A minha convivência com o recipiendário que agora apresento se iniciou no oceano da política e terminou por nos aproximar nas outras praias da vida. Conheci o ser sensível e profundo, endoscopista de almas, amante da natureza, aviador natural, apreciador da boa música, estudioso dos grandes temas, visionário trabalhador. Jamais consegue ser morno. É sempre gelo ou brasa. Adora viver perigosamente, escalar as montanhas dos desafios, palmilhar as trilhas adversas. Saboreia intensamente cada prato que o restaurante da vida lhe oferece. No entanto, ao longo da nossa convivência, tive a oportunidade de identificar a mais original das suas facetas: no lençol freático desse homem aparentemente duro, há um poço profundo de ternura. Falo de Paulo, o Nazareno. O sério careca de hoje já foi o cabeludo irreverente, tipo hippie, que amava os Beatles e o Rolling Stones. Escreve. A letra é feia, mas o conteúdo é bonito. É poeta. Está com dois livros no forno: um sobre o rio e a vida e outro sobre o papel da mulher nas nossas vidas. Vista sua roupa branca e entre, Paulo. Um conselho, apenas: Assopre as velas da comemoração. Apague o que ficou para trás. Mire o futuro e reparta o bolo da amizade. Aqui o banquete é de fraternidade. Seja bem-vindo, Paulo Nazareno Soares Rosa.

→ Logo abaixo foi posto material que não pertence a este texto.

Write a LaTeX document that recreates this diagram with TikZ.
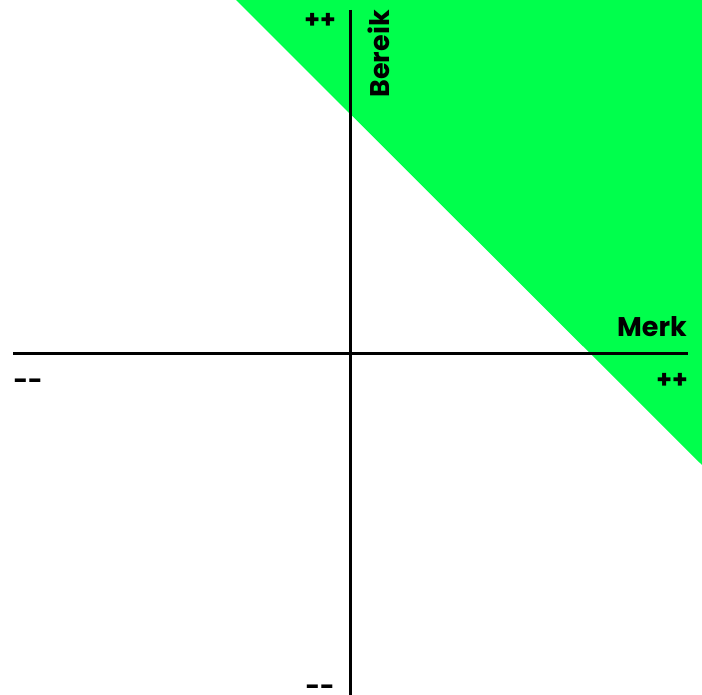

Penso que falta a este Teatro a presença dos sinos. Sinos, senhoras! Senhores, faltam sinos neste templo ecumênico da cultura crateuense. Como é lindo o repicar dos sinos anunciando e ao mesmo tempo convocando a todos para, com formalidade litúrgica, participarem da solenidade essencial. E se alguém nos perguntasse: ?por quem os sinos dobram? Diríamos que dobram por Juarez Leitão, o maior poeta vivo dentre os nascidos neste sertão. Sim, porque todos nos postamos, reverentes, ante o brado retumbante da sua verve, fazemos um semicírculo cerimonioso sob o barulho tonitruante dos tambores da sua oratória. Oratória que o tornou laureado na Academia Cearense de Letras, na Academia Cearense de Retórica, na Academia Fortalezense de Letras, na Academia de Artes e Letras do Nordeste, na União Brasileira de Escritores e na Associação Nacional dos Professores de História. É difícil precisar se fala melhor do que escreve ou se escreve melhor do que fala. Resplandece como historiador, poeta, cronista, biógrafo e conferencista. Juarez, teu caule é alimentado pela seiva do nosso Juá. E é como um colossal pé de Juazeiro, a palmeira do nosso sertão, que o teu nome eleva a nossa instituição, mantendo-a permanentemente viva e verde.


Se nada tivesse produzido, esta Academia já se justificaria apenas por uma dos ensinamentos que nos legou. O de que é possível obedecermos à lei do universo que nos ensinou Lao-Tsé: as diferenças não constituem obstáculo à convivência respeitosa entre diferentes, à harmonia entre os contrários, ao louvor à pluralidade. 

Viva a Academia de Letras de Crateús!


(Discurso proferido por Júnior Bonfim na noite de 30.07.2011 por ocasião da posse dos novos membros da Academia de Letras de Crateús – ALC – no Teatro Rosa Morais, Crateús, Ceará)


Sergio Moraes disse...


Caro Junior,

cumprimento-o pelo belo discurso de saudação aos novos acadêmicos da ALC. Nesta oportunidade, parabenizo os novos empossados augurando-lhes votos de mais sucesso e realizações.